À la Maison-Blanche, la diplomatie a pris une tournure étrange ces derniers mois, suscitant un malaise généralisé dans les cercles internationaux. Comme le souligne mon ami Frank, dit « le Dédomiseur » avec une ironie grinçante, « les visites des chefs d’État à la Maison-Blanche sont désormais rendues des séances de torture diplomatique ». Il n’est plus question ici des cérémonies soigneusement orchestrées d’autrefois, mais plutôt d’un théâtre imprévisible où chaque dirigeant étranger peut potentiellement se voir publiquement humilié ou brusquement remis en question. Ce phénomène s’est cristallisé autour de la visite, en février 2025, du président ukrainien Volodymyr Zelensky, désormais considérée comme le modèle redouté d’un nouveau verbe diplomatique : se faire « zelenskier ». Les médias américains parlent « d’embuscades ».
La rencontre de Zelensky avec Donald Trump en février 2025 est entrée dans l’histoire diplomatique contemporaine comme un sommet chaotique. Zelensky, confronté à des demandes imprévues et des propos provocateurs, notamment sur l’aide militaire américaine conditionnée à des réformes jugées humiliantes, a vu sa position fragilisée publiquement par un président américain visiblement déterminé à imposer son rythme. L’effet de surprise, bien qu’humiliant, a paradoxalement renforcé la position américaine à court terme, permettant à la Maison-Blanche d’obtenir rapidement des concessions stratégiques sur l’engagement ukrainien et les questions économiques connexes.
Plus récemment, en mai 2025, le président sud-africain Cyril Ramaphosa a vécu une expérience similaire lors de sa visite à Washington. Confronté à des questions abruptes sur les relations économiques de l’Afrique du Sud avec la Chine et sur sa position concernant le conflit en Ukraine, Ramaphosa a été placé dans une situation inconfortable face aux caméras du monde entier. Cette visite reflète une volonté affichée par Trump d’utiliser ces rencontres pour affirmer la prédominance américaine sur la scène internationale tout en exerçant une pression visible sur ses interlocuteurs.
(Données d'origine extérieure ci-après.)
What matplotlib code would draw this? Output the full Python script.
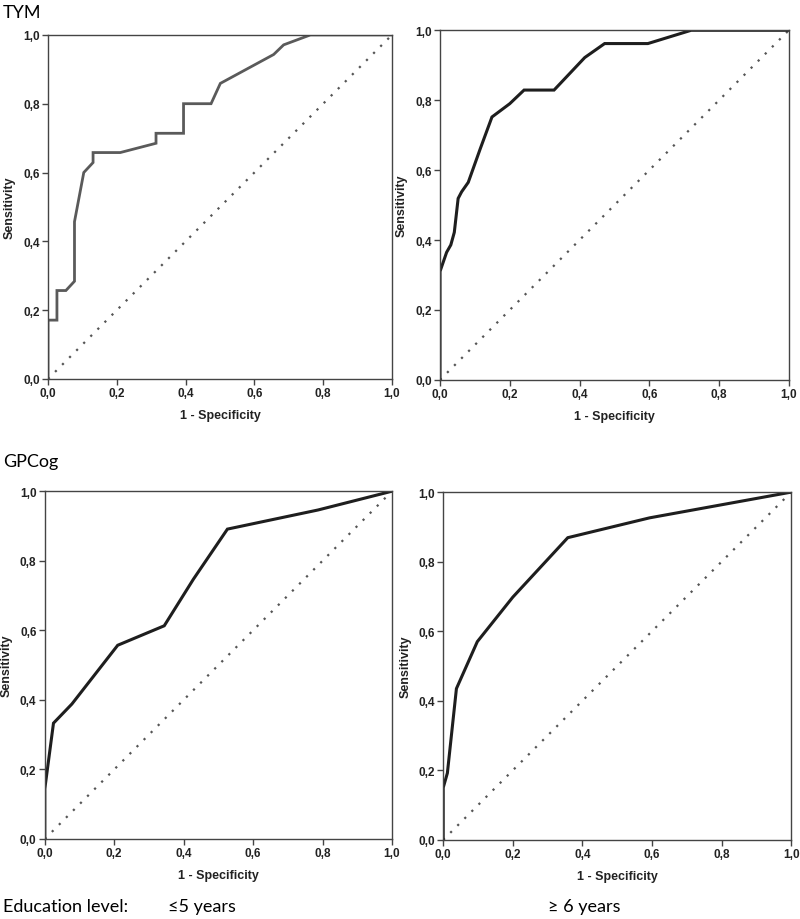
import matplotlib
matplotlib.use("Agg")
import matplotlib.pyplot as plt
from matplotlib.ticker import FuncFormatter

# ROC curves (1 - specificity, sensitivity)
tym_low_x = [0, 0, 0.026, 0.026, 0.052, 0.077, 0.077, 0.104, 0.131, 0.131, 0.210,
             0.314, 0.314, 0.394, 0.394, 0.474, 0.501, 0.656, 0.685, 0.763, 1.0]
tym_low_y = [0, 0.171, 0.171, 0.257, 0.257, 0.284, 0.457, 0.600, 0.629, 0.658, 0.658,
             0.685, 0.714, 0.714, 0.800, 0.800, 0.859, 0.943, 0.971, 1.0, 1.0]

tym_high_x = [0, 0, 0.019, 0.031, 0.041, 0.052, 0.062, 0.081, 0.115, 0.149, 0.200,
              0.241, 0.327, 0.415, 0.472, 0.596, 0.720, 1.0]
tym_high_y = [0, 0.310, 0.365, 0.386, 0.422, 0.519, 0.538, 0.565, 0.660, 0.752, 0.790,
              0.829, 0.829, 0.922, 0.962, 0.962, 1.0, 1.0]

gp_low_x = [0, 0, 0.025, 0.078, 0.210, 0.344, 0.428, 0.526, 0.787, 1.0]
gp_low_y = [0, 0.144, 0.333, 0.388, 0.557, 0.613, 0.747, 0.891, 0.946, 1.0]

gp_high_x = [0, 0, 0.012, 0.038, 0.098, 0.200, 0.358, 0.593, 1.0]
gp_high_y = [0, 0.150, 0.192, 0.435, 0.570, 0.698, 0.869, 0.926, 1.0]

ticks = [0, 0.2, 0.4, 0.6, 0.8, 1.0]

title_font = ['Lato', 'DejaVu Sans']
tick_font = ['Liberation Sans', 'DejaVu Sans']


def comma(v, pos):
    return f"{v:.1f}".replace('.', ',')


def roc_panel(fig, rect, xs, ys, color, lw):
    ax = fig.add_axes(rect)
    ax.plot([0, 1], [0, 1], linestyle=(0, (1, 3.5)), color='#555555', linewidth=1.6)
    ax.plot(xs, ys, color=color, linewidth=lw, solid_joinstyle='miter')
    ax.set_xlim(0, 1)
    ax.set_ylim(0, 1)
    ax.set_xticks(ticks)
    ax.set_yticks(ticks)
    ax.xaxis.set_major_formatter(FuncFormatter(comma))
    ax.yaxis.set_major_formatter(FuncFormatter(comma))
    for s in ax.spines.values():
        s.set_color('#444444')
        s.set_linewidth(1.0)
    ax.tick_params(direction='out', length=4, width=1, color='#444444', pad=2)
    for lab in ax.get_xticklabels() + ax.get_yticklabels():
        lab.set_family(tick_font)
        lab.set_fontweight('bold')
        lab.set_fontsize(8.5)
        lab.set_color('#222222')
    ax.set_xlabel('1 - Specificity', family=tick_font, fontweight='bold', fontsize=9,
                  color='#222222', labelpad=7)
    ax.set_ylabel('Sensitivity', family=tick_font, fontweight='bold', fontsize=9,
                  color='#222222', labelpad=5)
    return ax


fig = plt.figure(figsize=(8, 9.2), dpi=100)

roc_panel(fig, [0.060, 0.587, 0.430, 0.374], tym_low_x, tym_low_y, '#5a5a5a', 2.0)
roc_panel(fig, [0.550, 0.586, 0.436, 0.380], tym_high_x, tym_high_y, '#1e1e1e', 2.2)
roc_panel(fig, [0.056, 0.087, 0.434, 0.378], gp_low_x, gp_low_y, '#1e1e1e', 2.2)
roc_panel(fig, [0.554, 0.086, 0.435, 0.378], gp_high_x, gp_high_y, '#1e1e1e', 2.2)

fig.text(0.004, 0.986, 'TYM', family=title_font, fontsize=13, va='center', ha='left')
fig.text(0.004, 0.498, 'GPCog', family=title_font, fontsize=13, va='center', ha='left')
fig.text(0.004, 0.014, 'Education level:', family=title_font, fontsize=13, va='center', ha='left')
fig.text(0.210, 0.014, '≤5 years', family=title_font, fontsize=13, va='center', ha='left')
fig.text(0.685, 0.014, '≥ 6 years', family=title_font, fontsize=13, va='center', ha='left')

fig.savefig('out.png', dpi=100, facecolor='white')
Certains analystes voient dans cette imprévisibilité un avantage tactique notable. Cette approche déstabilise les chefs d’État étrangers, offrant à Washington une capacité accrue à obtenir des concessions rapides sous la pression médiatique. De plus, l’attention médiatique accrue donne à la Maison-Blanche une occasion précieuse de contrôler l’agenda international, redirigeant l’attention vers les priorités américaines tout en mettant en garde ses partenaires contre toute hésitation à aligner leurs politiques avec les intérêts américains.
Cependant, les inconvénients de ce comportement diplomatique inhabituel sont significatifs. Sur le long terme, il s’agit d’une stratégie risquée qui menace la crédibilité américaine. En effet, la confiance étant essentielle aux relations internationales, la volatilité manifestée par l’administration américaine risque d’isoler progressivement Washington sur la scène mondiale. Des alliés traditionnels pourraient percevoir ce traitement comme un manque de respect flagrant, réduisant leur volonté de coopérer dans des crises futures.
Cette approche imprévisible et humiliante amplifie également l’instabilité internationale. Dans un contexte où les tensions en Europe de l’Est, particulièrement avec la Russie, et les défis économiques en Afrique, demeurent vifs, le fait de transformer les rencontres diplomatiques en événements médiatiques sensationnalistes risque d’aggraver ces tensions. Les visites de Zelensky et de Ramaphosa, par exemple, ont laissé une impression négative durable sur la capacité des États-Unis à servir de médiateur fiable dans les conflits internationaux.
À ce titre, se faire « zelenskier » fait désormais frémir de nombreux dirigeants qui anticipent leur propre passage à Washington. Ils craignent non seulement la perte de prestige, mais aussi la possibilité que leur politique nationale soit subitement et publiquement mise en question, les obligeant à gérer des conséquences difficiles sur le plan intérieur.
En somme, bien que cette stratégie diplomatique particulière puisse donner des résultats immédiats et spectaculaires, son efficacité à long terme reste fortement questionnable. Les risques d’isolement diplomatique et de perte de confiance internationale sont trop élevés pour ignorer les effets néfastes potentiels. À l’heure actuelle, les chefs d’État hésitent désormais avant d’accepter une invitation à la Maison-Blanche, redoutant d’être les prochains à subir l’épreuve du « zelenskier ». Cette situation pose un défi majeur aux relations internationales contemporaines, marquées par l’incertitude et l’instabilité croissante, dans lesquelles les États-Unis semblent aujourd’hui jouer un rôle paradoxal : à la fois arbitre et perturbateur.